The court reminded that Nachman himself had admitted that in the event of loss of consciousness combined with airway obstruction, Melnik would have had no way to "escape" her condition with her head and face covered in sand. The court further ruled that even if, as Nachman claimed, every cough must be "aggressive", that still did not exclude the possibility that if Melnik's consciousness had already been impaired, she might have coughed and raised her head but not enough to free it from the sand. Although Nachman noted that little sand was found on Melnik's face, the court held that it was impossible to determine whether her head might have been buried deeper before she coughed, as Nachman himself did not rule out that possibility. The court accepted Fruchter's evidentiary foundation that the sand Melnik inhaled, mixed with saliva and other fluids in her mouth, formed a muddy mass that blocked her airways. Fruchter pointed to a narrow point beneath the Adam's apple and explained that if this area was filled with mud, no airflow could pass through at all.

The court convicted Kachura of negligent homicide, as he left the scene before Melnik emerged from the sand. Kachura claimed in his defense that she had lifted her head from the sand, told him to leave, and he did not know what happened afterward. Before leaving, he asked Melnik if everything was all right, meaning whether she had received the spiritual experience she sought. She replied that it was, and told him to go so that he could tell the police she was not with him, while she would return to Or Akiva. Kachura testified that he believed the ritual had ended when he left and she left, went home, calmed her grandmother, and would return by noon, but he did not imagine she would go back into the sand. When asked why he left Melnik, Kachura said that people were watching them and might call the police because they were digging, and their goal was to avoid police contact. For that reason, Melnik had removed the SIM card from her mobile phone, so the police would not be able to locate her, and Kachura did not call her once he returned home. Kachura's testimony differed from statements he gave to the police, in which he claimed he had not wanted to be involved in Melnik's ritual, and in another version said he did not want Melnik to associate with someone else, as she had done when they briefly separated after a quarrel. The prosecution adopted that breakup as a possible motive for murder, though it did not cite it in the indictment but only in its summations.

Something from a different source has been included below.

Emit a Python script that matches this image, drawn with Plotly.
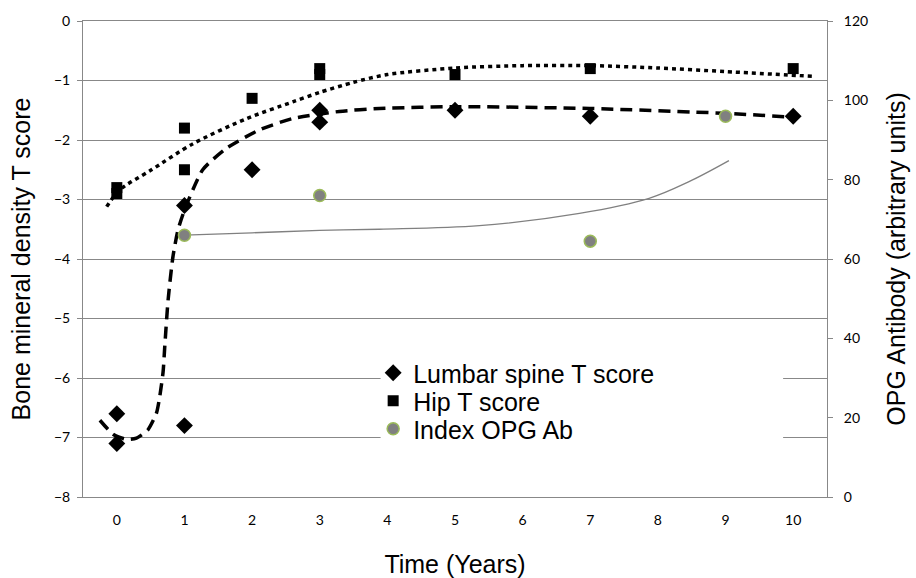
import plotly.graph_objects as go

# ---- data ----
lumbar_x = [0, 0, 1, 1, 2, 3, 3, 5, 7, 10]
lumbar_y = [-6.6, -7.1, -3.1, -6.8, -2.5, -1.5, -1.7, -1.5, -1.6, -1.6]

hip_x = [0, 0, 1, 1, 2, 3, 3, 5, 7, 10]
hip_y = [-2.8, -2.9, -1.8, -2.5, -1.3, -0.8, -0.9, -0.9, -0.8, -0.8]

opg_x = [1, 3, 7, 9]
opg_y = [66, 76, 64.5, 96]

# trend curves as drawn in the reference (sampled values)
lumbar_trend_x = [-0.25, -0.05, 0.14, 0.29, 0.46, 0.586, 0.635, 0.684, 0.709, 0.758, 0.83, 0.905,
                  1.0, 1.27, 1.62, 2.11, 2.6, 3.29, 3.88, 5.02, 6.99, 8.96, 10.05]
lumbar_trend_y = [-6.71, -6.95, -7.03, -7.01, -6.87, -6.59, -6.31, -5.9, -5.47, -4.69, -3.96, -3.51,
                  -3.18, -2.5, -2.14, -1.83, -1.64, -1.52, -1.47, -1.44, -1.47, -1.55, -1.62]

hip_trend_x = [-0.15, 0.04, 0.5, 1.13, 1.92, 2.6, 3.0, 3.5, 4.0, 5.0, 6.0, 7.0, 8.0, 9.0, 10.29]
hip_trend_y = [-3.12, -2.84, -2.51, -2.06, -1.64, -1.36, -1.2, -1.03, -0.9, -0.79, -0.75, -0.75,
               -0.79, -0.85, -0.93]

opg_trend_x = [1.0, 2.0, 3.0, 3.88, 5.36, 6.84, 7.87, 8.46, 9.05]
opg_trend_y = [66.0, 66.6, 67.2, 67.5, 68.4, 71.5, 75.3, 79.5, 84.8]

x_ticks = list(range(0, 11))
x_minor = [i + 0.5 for i in range(0, 10)]
left_ticks = list(range(-8, 1))
right_ticks = list(range(0, 121, 20))

GRID = "#888888"
TXT = "Liberation Sans, Arial, sans-serif"
TICKF = "Lato, Calibri, sans-serif"

fig = go.Figure()

fig.add_trace(go.Scatter(x=lumbar_trend_x, y=lumbar_trend_y, mode="lines",
                         line=dict(color="black", width=3.5, dash="12px,7px", shape="spline", smoothing=0.6),
                         showlegend=False, hoverinfo="skip"))
fig.add_trace(go.Scatter(x=hip_trend_x, y=hip_trend_y, mode="lines",
                         line=dict(color="black", width=3.5, dash="4px,4px", shape="spline", smoothing=0.8),
                         showlegend=False, hoverinfo="skip"))
fig.add_trace(go.Scatter(x=opg_trend_x, y=opg_trend_y, mode="lines", yaxis="y2",
                         line=dict(color="#808080", width=1.3, shape="spline"),
                         showlegend=False, hoverinfo="skip"))

fig.add_trace(go.Scatter(x=lumbar_x, y=lumbar_y, mode="markers", name="Lumbar spine T score",
                         legend="legend",
                         marker=dict(symbol="diamond", size=13, color="black")))
fig.add_trace(go.Scatter(x=hip_x, y=hip_y, mode="markers", name="Hip T score",
                         legend="legend2",
                         marker=dict(symbol="square", size=11, color="black")))
fig.add_trace(go.Scatter(x=opg_x, y=opg_y, mode="markers", name="Index OPG Ab", yaxis="y2",
                         legend="legend3",
                         marker=dict(symbol="circle", size=12, color="#808080",
                                     line=dict(color="#9BBB59", width=1.5))))

# white panel behind the legend (as in the reference)
fig.add_shape(type="rect", xref="paper", yref="paper", x0=0.40, x1=0.941, y0=0.11, y1=0.295,
              fillcolor="white", line=dict(width=0), layer="above")

leg_common = dict(x=0.39, xanchor="left", yanchor="middle", bgcolor="rgba(255,255,255,0)",
                  font=dict(family=TXT, size=25), borderwidth=0, itemsizing="trace")

fig.update_layout(
    width=916, height=578,
    margin=dict(l=83, r=89, t=21, b=81, autoexpand=False),
    paper_bgcolor="white", plot_bgcolor="white",
    font=dict(family=TXT, color="black"),
    xaxis=dict(range=[-0.5, 10.5], tickvals=x_ticks, ticktext=[str(v) for v in x_ticks],
               showgrid=False, zeroline=False, showline=True, mirror=True, automargin=False,
               linecolor=GRID, linewidth=1, ticks="outside", ticklen=10,
               tickcolor="rgba(0,0,0,0)", tickfont=dict(family=TICKF, size=14),
               title=dict(text="Time (Years)", font=dict(family=TXT, size=25), standoff=28)),
    xaxis2=dict(range=[-0.5, 10.5], overlaying="x", side="top", anchor="y",
                tickvals=x_minor, ticks="inside", ticklen=5, tickcolor=GRID,
                showticklabels=False, showgrid=False, zeroline=False, showline=False),
    yaxis=dict(range=[-8, 0], tickvals=left_ticks, showgrid=True, gridcolor=GRID, gridwidth=1,
               zeroline=False, showline=True, linecolor=GRID, ticks="outside", ticklen=5,
               automargin=False,
               tickcolor=GRID, tickfont=dict(family=TICKF, size=14), ticklabelstandoff=4,
               title=dict(text="Bone mineral density T score", font=dict(family=TXT, size=25), standoff=16)),
    yaxis2=dict(range=[0, 120], tickvals=right_ticks, overlaying="y", side="right",
                showgrid=False, zeroline=False, showline=True, linecolor=GRID, ticks="outside",
                automargin=False,
                ticklen=5, tickcolor=GRID, tickfont=dict(family=TICKF, size=14), ticklabelstandoff=8,
                title=dict(text="OPG Antibody (arbitrary units)", font=dict(family=TXT, size=25), standoff=20)),
    legend=dict(y=(497 - 373) / 476, **leg_common),
    legend2=dict(y=(497 - 401) / 476, **leg_common),
    legend3=dict(y=(497 - 429) / 476, **leg_common),
)

fig.write_html("out.html")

The court ruled that Kachura was guilty of negligent homicide because he left the area hastily, without ensuring that Melnik had come out of the sand, gathered her belongings, and was on her way to the Metronit station, as Kachura claimed they had agreed. The judges found Kachura's version of leaving Melnik alone to be contrary to all logic or "common sense", and they questioned him extensively on the matter. Presiding Judge Yehiel Lifshitz asked how it was possible that Kachura, who had spent the entire night with Melnik, was afraid, by his own admission, that she might harm herself after discovering that she had taken a surgical knife from his home (which police later found in Kachura's pants when he was arrested), nevertheless engaged in a bizarre ritual with her and then left her alone without helping her up or asking how she felt and whether the experience had helped her. Kachura replied: "That is exactly what I asked; she said she was fine". Judge Lifshitz further asked why he had not called her from home to check if she reached her grandmother's, and Kachura answered that she had removed the SIM card. Lifshitz also asked how he could have believed that she had completed the experience if, according to his version, she covered herself again and thus met her death. To this, Kachura answered that he had no explanation.

==Public reaction==
The case sparked public outrage due to the abusive nature of the relationship and Kachura's prolonged exploitation of Melnik. Two days after Melnik's body was found, men and women from the organizations "Israel Lobby Against Sexual Violence" and "Women for Women" held a demonstration in her memory. The protest expressed the pain of the most vulnerable people in society, psychiatric patients hospitalized in wards, who had no one to protect them.

Following Melnik's death, a call for a review was raised within the mental health system.